Dan Suter treats his profession somewhat like solving a puzzle.
“What I love about editing is the process of building a story,” he says. “Using all of the elements at your disposal, and the huge satisfaction that comes from connecting all of the pieces together in a way that feels right. It’s a puzzle - whether there is a clear direction or it’s something more abstract. And solving the puzzle is very rewarding.”
Nowadays a junior editor at Nice Shoes with the advertising industry firmly his career home, the beginning to Dan’s working life was more uncertain. He studied video production at Ithaca College but graduated in the very thick of the 2008 financial crisis, and was more looking for a foot in any door than being particularly picky with his path. He landed a gig as a PA for Entertainment Tonight, “which was a wild introduction to the New York media world”, but hadn’t really considered editing as a career up to that point. “But I knew a guy who was a commercial editor, and it seemed like a really cool job,” Dan says. “Eventually I got a tour of his office and thought ‘I want to work in a place like this’. Beginning with those experiences as a kid, and throughout college, I always loved the editing phase of a project. So it suddenly made sense to me that a career in post production was the way to go.”

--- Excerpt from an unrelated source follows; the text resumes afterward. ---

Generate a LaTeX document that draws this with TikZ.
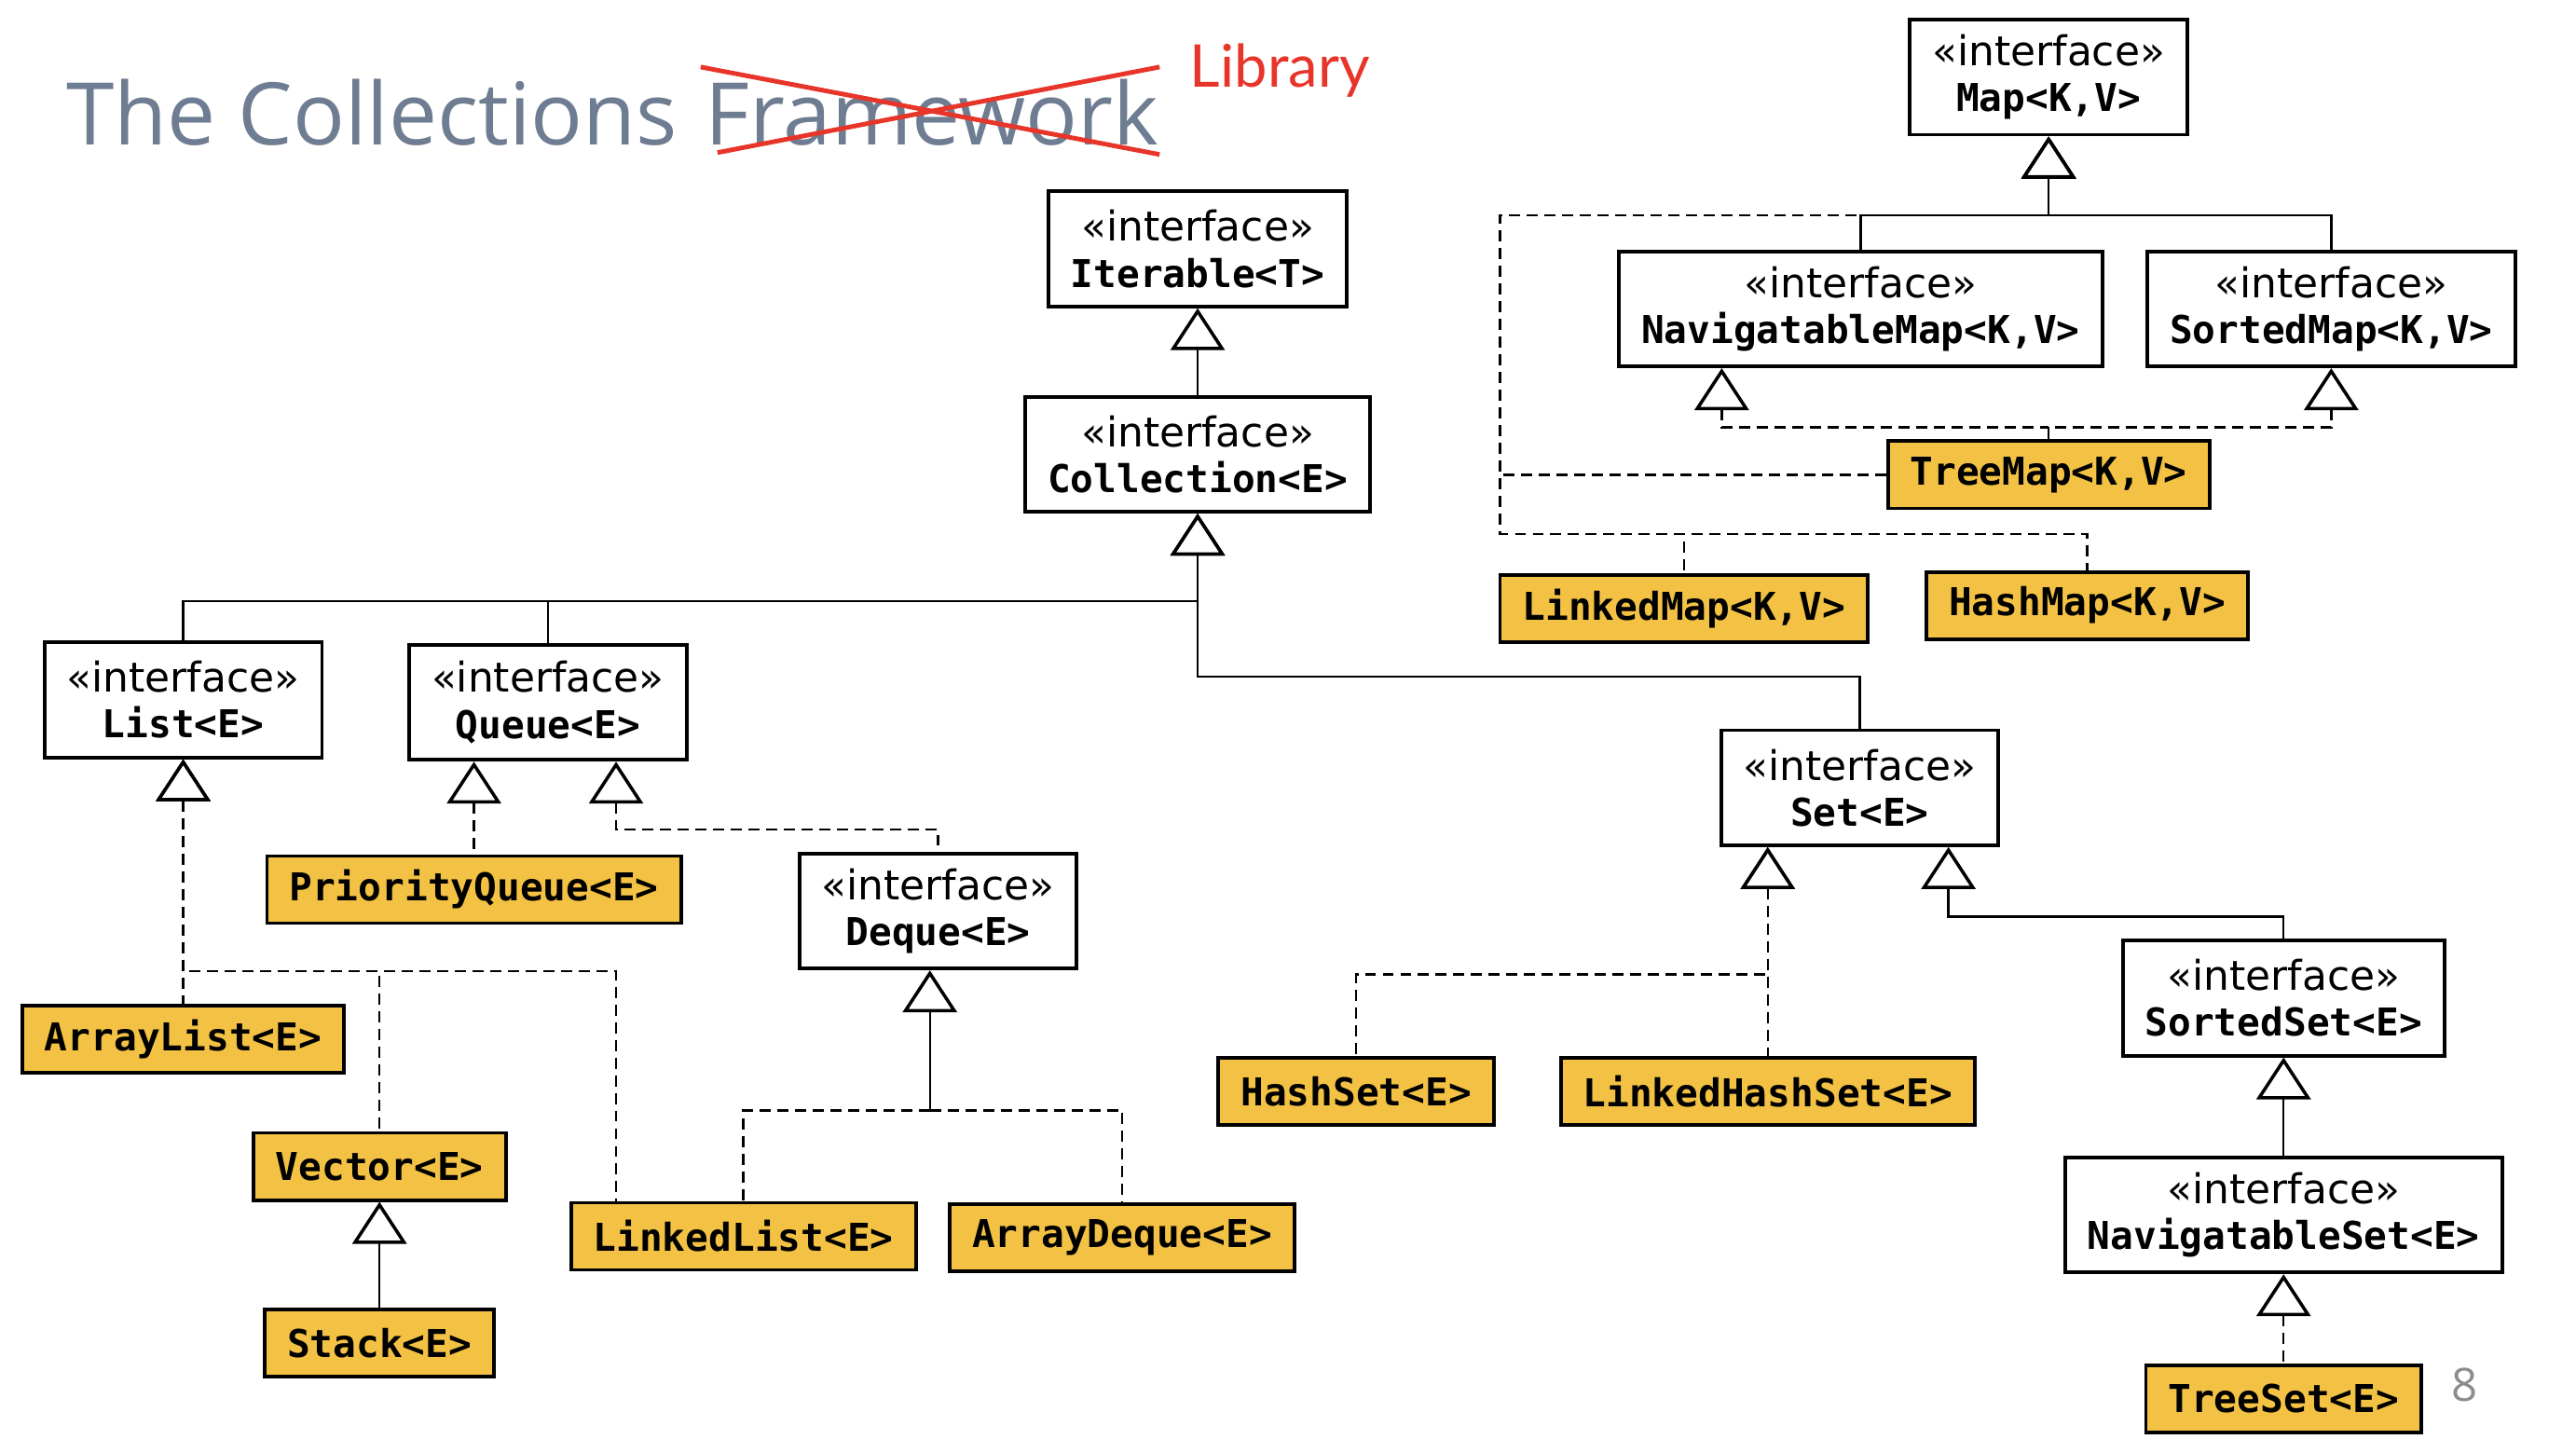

He ended up working at agencies for a few years before he found a home at a post production company, and his first edit session with creatives was with creatives who were also his colleagues. “It was a bit rough,” he admits. “I’m introverted by nature, so learning to feel comfortable around people as they watch you work, that was a challenge. But that video was part of a successful campaign, and I got way more comfortable in those situations as time went on.”
Early on, Dan learned the importance of not pigeon-holing his profession too much. Even though his role at Nice Shoes is as a junior editor, he’s keen to be as multi-talented as possible and believes that the days of being hyper-specialised in commercial post production are numbered. “Artists in this industry have traditionally been very specialised. You’re an editor or a colourist or a VFX artist, etc.,” he says. “But it was easy to see that the industry was changing a lot, technology was more accessible and cheaper, so an upcoming artist would be expected to know more and do more in the future. For people in my generation, there’s no such thing as being just an editor anymore. Everyone is multi-talented, it seems.”
That filters through to his interest in new software and workflows that could influence and potentially streamline his work as an editor. “Editors always seem to have these intense love/hate relationships with software,” he says. “I’m most comfortable with Premiere but I’m starting to do more with Resolve - I love the idea of true all-in-one post-production software.”
He also notes the impact that Covid-19 has had on his industry, pushing remote solutions and cloud-based collaboration to the forefront of the process. “This is both exciting and a bit frightening in some ways,” he says, adding that he’s thankful for Nice Shoes, which has been a cloud-based studio for years, and the company’s willingness to change with the times. “There are inefficiencies in our industry, some of which can be overcome through emerging tech,” he adds. “But of course that also has downsides. There are already companies offering a sort of automated pipeline for post-production. Cloud computing and faster internet means many jobs can be outsourced around the world. I think this is mostly targeting very low budget productions for now, but we’ll see how this all pans out in the post-Covid world. It’s best to adapt rather than worry. Thankfully, Nice Shoes is staying ahead of these trends.”
A favoured project to date is one from 2020, an inspirational web series for fitness brand Spartan that really lent itself to a more drawn out, narrative approach to storytelling. “There’s a lot to love about it as an editor. The director, Sean Lyness, did an excellent job of capturing the elements needed to create the story for each episode, and the footage looks fantastic thanks to the DP Brian Henderson (and our colourist Phil Choe!). I was given a lot of freedom to craft the style and pacing of the show. Sean, the Spartan clients, and I were all very much on the same page, so it came together really well.
“I’ve cut doc-style branded content before, but this was a more advanced version of it,” Dan continues, “because I had to approach it from an episodic mindset. Which meant sticking to a basic structural formula, while finding ways to make each episode unique and let the personalities of the guests, and their stories, shine through in their own ways. When cutting marketing or advertising content, you don’t always have that level of creative freedom, or an end product that really has your stamp on it, or such unity between all of the parties involved. So it was just a great experience all around.”
Outside of work, music is Dan’s primary hobby, having spent a sizable chunk of his first decade in New York City playing in bands or tinkering with music by himself. Nowadays he’s into composing and releasing instrumental tunes and is exploring licencing possibilities as a little side hustle, which fits into his work as an ad industry editor.
“I’m driven mostly by creative passion,” Dan adds. “I want to make cool things with interesting people, and have that be a sustainable career. Who wouldn’t want that? Even though I’ve been at it for almost 10 years, it feels like I’m only just getting started.”